* Dataset section:
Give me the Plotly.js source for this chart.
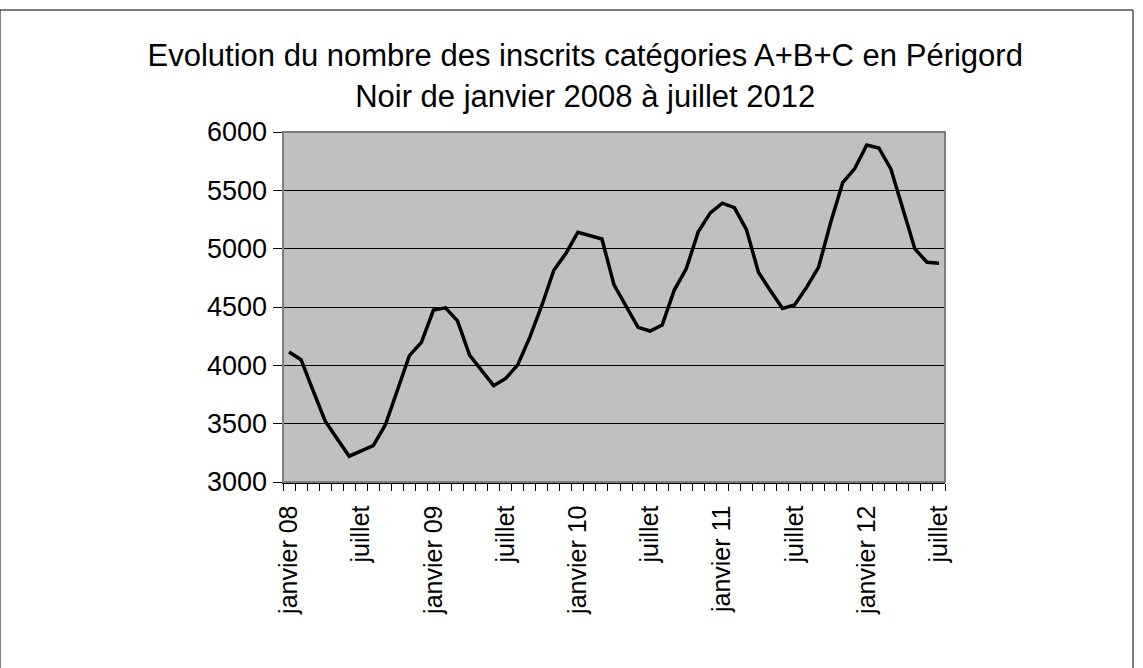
<!DOCTYPE html>
<html><head><meta charset="utf-8">
<script src="https://cdn.plot.ly/plotly-3.0.1.min.js"></script>
<style>html,body{margin:0;padding:0;background:#fff}#chart{width:1143px;height:668px}</style>
</head><body><div id="chart"></div>
<script>
const months = ["janvier 08","février 08","mars 08","avril 08","mai 08","juin 08","juillet 08","août 08","septembre 08","octobre 08","novembre 08","décembre 08",
"janvier 09","février 09","mars 09","avril 09","mai 09","juin 09","juillet 09","août 09","septembre 09","octobre 09","novembre 09","décembre 09",
"janvier 10","février 10","mars 10","avril 10","mai 10","juin 10","juillet 10","août 10","septembre 10","octobre 10","novembre 10","décembre 10",
"janvier 11","février 11","mars 11","avril 11","mai 11","juin 11","juillet 11","août 11","septembre 11","octobre 11","novembre 11","décembre 11",
"janvier 12","février 12","mars 12","avril 12","mai 12","juin 12","juillet 12"];
const inscrits = [4115,4048,3783,3524,3370,3221,3266,3311,3489,3794,4083,4197,
4474,4493,4381,4088,3954,3826,3888,4004,4240,4513,4815,4959,
5141,5115,5083,4689,4503,4326,4294,4346,4643,4827,5144,5307,
5390,5351,5164,4798,4640,4488,4517,4668,4842,5224,5566,5687,
5889,5863,5683,5348,4998,4884,4875];
const tickLabels = ["janvier 08","juillet","janvier 09","juillet","janvier 10","juillet","janvier 11","juillet","janvier 12","juillet"];
const tickMonths = ["janvier 08","juillet 08","janvier 09","juillet 09","janvier 10","juillet 10","janvier 11","juillet 11","janvier 12","juillet 12"];
const valueTicks = [3000,3500,4000,4500,5000,5500,6000];

const FONT = 'Liberation Sans, Arial, sans-serif';
const idx = months.map((m,i)=>i);
const boundaries = months.map((m,i)=>i-0.5).concat([months.length-0.5]);

const trace = {
  type: 'scatter', mode: 'lines',
  x: idx, y: inscrits, text: months,
  line: {color: '#000000', width: 3.5},
  hoverinfo: 'text+y'
};

const layout = {
  width: 1143, height: 668,
  margin: {l:283, r:198, t:132, b:186},
  paper_bgcolor: '#ffffff',
  plot_bgcolor: '#c0c0c0',
  showlegend: false,
  title: {text: 'Evolution du nombre des inscrits catégories A+B+C en Périgord<br>Noir de janvier 2008 à juillet 2012',
          x: 0.512, xanchor: 'center', y: 0.9005, yanchor: 'top',
          font: {family: FONT, size: 31, color: '#000'}},
  xaxis: {
    range: [-0.5, months.length-0.5], showgrid:false, zeroline:false,
    tickmode: 'array', tickvals: tickMonths.map(m=>months.indexOf(m)), ticktext: tickLabels,
    tickangle: -90, ticks: 'outside', ticklen: 12, tickcolor: 'rgba(0,0,0,0)',
    tickfont: {family: FONT, size: 25, color: '#000'},
    minor: {tickmode: 'array', tickvals: boundaries, ticks: 'outside', ticklen: 7, tickwidth: 1, tickcolor: '#000', showgrid: false},
    showline: true, linecolor: '#000', linewidth: 1.5
  },
  yaxis: {
    range: [3000, 6000], tickmode: 'array', tickvals: valueTicks,
    ticks: 'outside', ticklen: 9, tickwidth: 1, tickcolor: '#000',
    tickfont: {family: FONT, size: 27, color: '#000'},
    showgrid: true, gridcolor: '#000', gridwidth: 1, zeroline: false,
    showline: true, linecolor: '#000', linewidth: 1.5
  },
  shapes: [
    {type:'rect', xref:'paper', yref:'paper', x0: -283/662, x1: (1133-283)/662, y0: -186/350-0.1, y1: (668-10-186)/350,
     line:{color:'#000', width:1}, fillcolor:'rgba(0,0,0,0)'},
    {type:'rect', xref:'x domain', yref:'y domain', x0: 0, x1: 1, y0: 0, y1: 1,
     line:{color:'#808080', width:2}, fillcolor:'rgba(0,0,0,0)'}
  ]
};
Plotly.newPlot('chart', [trace], layout, {displayModeBar:false, staticPlot:true});
</script>
</body></html>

* Instructions to follow:
Every line of the data should be copied as it stands, without the images.

* Written response:
Give me the Plotly.js source for this chart.
<!DOCTYPE html>
<html><head><meta charset="utf-8">
<script src="https://cdn.plot.ly/plotly-3.0.1.min.js"></script>
<style>html,body{margin:0;padding:0;background:#fff}#chart{width:1143px;height:668px}</style>
</head><body><div id="chart"></div>
<script>
const months = ["janvier 08","février 08","mars 08","avril 08","mai 08","juin 08","juillet 08","août 08","septembre 08","octobre 08","novembre 08","décembre 08",
"janvier 09","février 09","mars 09","avril 09","mai 09","juin 09","juillet 09","août 09","septembre 09","octobre 09","novembre 09","décembre 09",
"janvier 10","février 10","mars 10","avril 10","mai 10","juin 10","juillet 10","août 10","septembre 10","octobre 10","novembre 10","décembre 10",
"janvier 11","février 11","mars 11","avril 11","mai 11","juin 11","juillet 11","août 11","septembre 11","octobre 11","novembre 11","décembre 11",
"janvier 12","février 12","mars 12","avril 12","mai 12","juin 12","juillet 12"];
const inscrits = [4115,4048,3783,3524,3370,3221,3266,3311,3489,3794,4083,4197,
4474,4493,4381,4088,3954,3826,3888,4004,4240,4513,4815,4959,
5141,5115,5083,4689,4503,4326,4294,4346,4643,4827,5144,5307,
5390,5351,5164,4798,4640,4488,4517,4668,4842,5224,5566,5687,
5889,5863,5683,5348,4998,4884,4875];
const tickLabels = ["janvier 08","juillet","janvier 09","juillet","janvier 10","juillet","janvier 11","juillet","janvier 12","juillet"];
const tickMonths = ["janvier 08","juillet 08","janvier 09","juillet 09","janvier 10","juillet 10","janvier 11","juillet 11","janvier 12","juillet 12"];
const valueTicks = [3000,3500,4000,4500,5000,5500,6000];

const FONT = 'Liberation Sans, Arial, sans-serif';
const idx = months.map((m,i)=>i);
const boundaries = months.map((m,i)=>i-0.5).concat([months.length-0.5]);

const trace = {
  type: 'scatter', mode: 'lines',
  x: idx, y: inscrits, text: months,
  line: {color: '#000000', width: 3.5},
  hoverinfo: 'text+y'
};

const layout = {
  width: 1143, height: 668,
  margin: {l:283, r:198, t:132, b:186},
  paper_bgcolor: '#ffffff',
  plot_bgcolor: '#c0c0c0',
  showlegend: false,
  title: {text: 'Evolution du nombre des inscrits catégories A+B+C en Périgord<br>Noir de janvier 2008 à juillet 2012',
          x: 0.512, xanchor: 'center', y: 0.9005, yanchor: 'top',
          font: {family: FONT, size: 31, color: '#000'}},
  xaxis: {
    range: [-0.5, months.length-0.5], showgrid:false, zeroline:false,
    tickmode: 'array', tickvals: tickMonths.map(m=>months.indexOf(m)), ticktext: tickLabels,
    tickangle: -90, ticks: 'outside', ticklen: 12, tickcolor: 'rgba(0,0,0,0)',
    tickfont: {family: FONT, size: 25, color: '#000'},
    minor: {tickmode: 'array', tickvals: boundaries, ticks: 'outside', ticklen: 7, tickwidth: 1, tickcolor: '#000', showgrid: false},
    showline: true, linecolor: '#000', linewidth: 1.5
  },
  yaxis: {
    range: [3000, 6000], tickmode: 'array', tickvals: valueTicks,
    ticks: 'outside', ticklen: 9, tickwidth: 1, tickcolor: '#000',
    tickfont: {family: FONT, size: 27, color: '#000'},
    showgrid: true, gridcolor: '#000', gridwidth: 1, zeroline: false,
    showline: true, linecolor: '#000', linewidth: 1.5
  },
  shapes: [
    {type:'rect', xref:'paper', yref:'paper', x0: -283/662, x1: (1133-283)/662, y0: -186/350-0.1, y1: (668-10-186)/350,
     line:{color:'#000', width:1}, fillcolor:'rgba(0,0,0,0)'},
    {type:'rect', xref:'x domain', yref:'y domain', x0: 0, x1: 1, y0: 0, y1: 1,
     line:{color:'#808080', width:2}, fillcolor:'rgba(0,0,0,0)'}
  ]
};
Plotly.newPlot('chart', [trace], layout, {displayModeBar:false, staticPlot:true});
</script>
</body></html>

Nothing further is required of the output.